In my summer internship in the Library’s Humanities and Social Services Division I’ve worked with “old media,” or soon-to-be old media. One of my projects is helping sort and catalogue the pre-1998 software in the Machine Readable Collection. Once all of this software was new—many of the boxes boast phrases like “Cutting Edge!” and “The Best Program Money Can Buy!”—yet they’ve been obsolete for decades. The Library only has a few machines that can even read the software anymore, and the materials are mostly kept as artifacts—used to study how software once worked rather than used as it was originally intended.

The ghosts of software past. Photo by Jessica Edington.

So when LC Reference Librarian Abby Yochelson invited me to a talk on “new” new media, I was excited to venture out of the realm of floppy discs and dusty software manuals. On July 9, Renaissance scholar Katherine Rowe of Bryn Mawr College gave a presentation, “Shakespeare in the Digital Age.” She discussed an app for the iPad which renders William Shakespeare’s The Tempest into a searchable, social, multimedia experience. The app contains the full text of the play, which users can search, highlight, annotate, and bookmark.
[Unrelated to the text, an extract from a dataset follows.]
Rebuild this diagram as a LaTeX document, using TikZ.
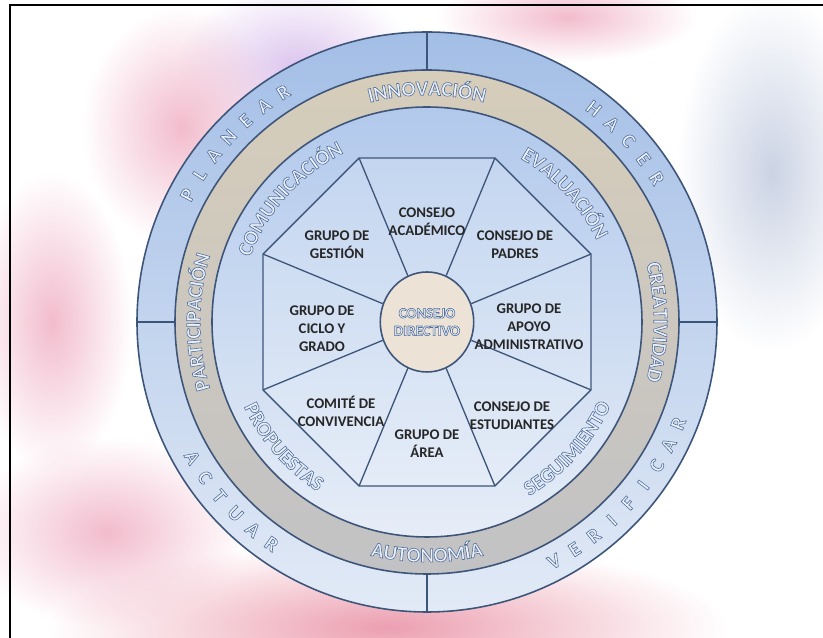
\documentclass[tikz,border=0pt]{standalone}
\usepackage{fontspec}
\setmainfont{Carlito}
\usetikzlibrary{shapes.geometric,decorations.text,fadings}

\definecolor{bandtop}{HTML}{A3BEE6}
\definecolor{bandbot}{HTML}{E2EAF6}
\definecolor{graytop}{HTML}{D6CDBA}
\definecolor{graybot}{HTML}{C2C2C4}
\definecolor{innertop}{HTML}{B2C9EC}
\definecolor{innerbot}{HTML}{E6EDF7}
\definecolor{octtop}{HTML}{C4D6F0}
\definecolor{octbot}{HTML}{E4ECF7}
\definecolor{ctrfill}{HTML}{ECE3D6}
\definecolor{lineblue}{HTML}{3E557A}
\definecolor{ringtxt}{HTML}{8A9DBF}
\definecolor{lettercol}{HTML}{7F95BC}
\definecolor{ctrtxt}{HTML}{5A7BB5}
\definecolor{washpink}{HTML}{F2BCCD}
\definecolor{washlilac}{HTML}{DCC4EE}
\definecolor{washred}{HTML}{EC9FB0}
\definecolor{washblue}{HTML}{CBD3E4}

% letra hueca: relleno claro, contorno azul
\newcommand{\hollow}{\special{pdf:literal direct 0.33 0.44 0.62 RG 0.93 0.95 0.98 rg 2 Tr 0.35 w}}
\newcommand{\solid}{\special{pdf:literal direct 0 Tr}}
\newcommand{\ringfont}{\bfseries\fontsize{11.8}{13}\selectfont\color{ringtxt}\hollow}

\tikzfading[name=softblob, inner color=transparent!0, outer color=transparent!100]

\tikzset{
  rim/.style={draw=lineblue, line width=0.9pt},
  cellline/.style={draw=lineblue, line width=0.75pt},
  celltext/.style={font=\solid\bfseries\fontsize{8.4}{10.2}\selectfont, text=black!85, align=center},
  outerletter/.style={font=\bfseries\fontsize{11.5}{11.5}\selectfont\color{lettercol}\hollow, inner sep=0pt},
  ringword/.style={decorate, decoration={text along path, text align=center, text={|\ringfont|#1}}},
  wash/.style={fill=#1, path fading=softblob}
}

\begin{document}
\begin{tikzpicture}[x=0.02cm,y=0.02cm]
\useasboundingbox (-427,-316) rectangle (396,322);

% acuarela de fondo
\path[wash=washlilac] (-130,255) ellipse (120 and 85);
\path[wash=washpink] (-245,195) ellipse (100 and 120);
\path[wash=washpink] (-375,0) ellipse (80 and 150);
\path[wash=washred] (-40,-305) ellipse (340 and 85);
\path[wash=washpink] (-320,-210) ellipse (140 and 95);
\path[wash=washblue] (345,150) ellipse (95 and 180);
\path[wash=washpink] (140,305) ellipse (130 and 45);

\draw[line width=1.4pt] (-417,-316) -- (-417,317) -- (396,317);

% anillos
\shade[top color=bandtop, bottom color=bandbot] (0,0) circle (290);
\shade[top color=graytop, bottom color=graybot] (0,0) circle (252);
\shade[top color=innertop, bottom color=innerbot] (0,0) circle (215);
\draw[rim] (0,0) circle (290) (0,0) circle (252) (0,0) circle (215);

\foreach \a/\n in {90/n,0/e,270/s,180/w} {
  \coordinate (\n in) at (\a:252);
  \coordinate (\n out) at (\a:290);
  \draw[rim] (\n in) -- (\n out);
}

% letras exteriores
\foreach \ch [count=\i] in {P,L,A,N,E,A,R}
  \node[outerletter, rotate={152-5*(\i-1)-90}] (pl\i) at ({152-5*(\i-1)}:271) {\ch};
\foreach \ch [count=\i] in {H,A,C,E,R}
  \node[outerletter, rotate={52-5*(\i-1)-90}] (ha\i) at ({52-5*(\i-1)}:271) {\ch};
\foreach \ch [count=\i] in {V,E,R,I,F,I,C,A,R}
  \node[outerletter, rotate={-62+5*(\i-1)+90}] (ve\i) at ({-62+5*(\i-1)}:271) {\ch};
\foreach \ch [count=\i] in {A,C,T,U,A,R}
  \node[outerletter, rotate={-150+5*(\i-1)+90}] (ac\i) at ({-150+5*(\i-1)}:271) {\ch};

% anillo gris
\path[ringword=INNOVACIÓN] (118:226.8) arc[start angle=118, end angle=62, radius=226.8];
\path[ringword=CREATIVIDAD] (34:226.8) arc[start angle=34, end angle=-34, radius=226.8];
\path[ringword=AUTONOMÍA] (242:240.2) arc[start angle=242, end angle=298, radius=240.2];
\path[ringword=PARTICIPACIÓN] (214:226.8) arc[start angle=214, end angle=146, radius=226.8];

% banda interior
\path[ringword=COMUNICACIÓN] (172:188.3) arc[start angle=172, end angle=104, radius=188.3];
\path[ringword=EVALUACIÓN] (77:188.3) arc[start angle=77, end angle=9, radius=188.3];
\path[ringword=SEGUIMIENTO] (-76:201.7) arc[start angle=-76, end angle=-8, radius=201.7];
\path[ringword=PROPUESTAS] (-173:201.7) arc[start angle=-173, end angle=-105, radius=201.7];

% octagono
\foreach \k in {1,...,8}
  \coordinate (v\k) at ({22.5+45*(\k-1)}:177.5);
\shade[top color=octtop, bottom color=octbot] (v1) -- (v2) -- (v3) -- (v4) -- (v5) -- (v6) -- (v7) -- (v8) -- cycle;
\draw[cellline] (v1) -- (v2) -- (v3) -- (v4) -- (v5) -- (v6) -- (v7) -- (v8) -- cycle;

\node[ellipse, draw=lineblue, line width=0.9pt, fill=ctrfill, minimum width=1.72cm, minimum height=2cm, inner sep=0pt,
  font=\bfseries\fontsize{8.4}{10}\selectfont\color{ctrtxt}\hollow, align=center] (ctr) at (0,0) {CONSEJO\\DIRECTIVO};
\foreach \k in {1,...,8}
  \draw[cellline] (ctr) -- (v\k);

\node[celltext] (acad) at (0,100) {CONSEJO\\ACADÉMICO};
\node[celltext] (padr) at (88,77) {CONSEJO DE\\PADRES};
\node[celltext] (apoyo) at (102,-5) {GRUPO DE\\APOYO\\ADMINISTRATIVO};
\node[celltext] (estu) at (85,-94) {CONSEJO DE\\ESTUDIANTES};
\node[celltext] (area) at (0,-122) {GRUPO DE\\ÁREA};
\node[celltext] (conv) at (-86,-89) {COMITÉ DE\\CONVIVENCIA};
\node[celltext] (ciclo) at (-105,-7) {GRUPO DE\\CICLO Y\\GRADO};
\node[celltext] (gest) at (-90,77) {GRUPO DE\\GESTIÓN};
\end{tikzpicture}
\end{document}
A class can write commentary and store it within the app, or share it to a Facebook group. Users can listen to a full professional reading of the text, with different interpretations, as well as read commentaries from prominent scholars, teachers, and the actors themselves. You can isolate lines by character, theme, or even the quantity of scholarly discussion around it.

A flock of floppy discs quietly gather, awaiting their revenge. Photograph by Jessica Edington

One of the biggest concerns about Rowe’s app from her audience, however, was the question: what will happen to student commentary within the app if the app ceases to exist? Is there a permanent repository for this new form of scholarship that is growing on modern platform? Rowe agreed it was a major concern of hers. Right now, the Library wouldn’t collect the data within the individual downloads of her app—but should it? Are these new, emerging forms of interactive electronic literature something the Library should be concerned with? After all, I’m using new media right now. And as a twenty-year old who was born in 1993, these apps are my floppy discs; if the Library collected them twenty years ago, will there be an intern twenty years from now who will wonder what to do with apps like Dr. Rowe’s?

Comments

  1. A very thoughtful and carefully crafted guest post! Poses interesting questions about the life span of various forms of media.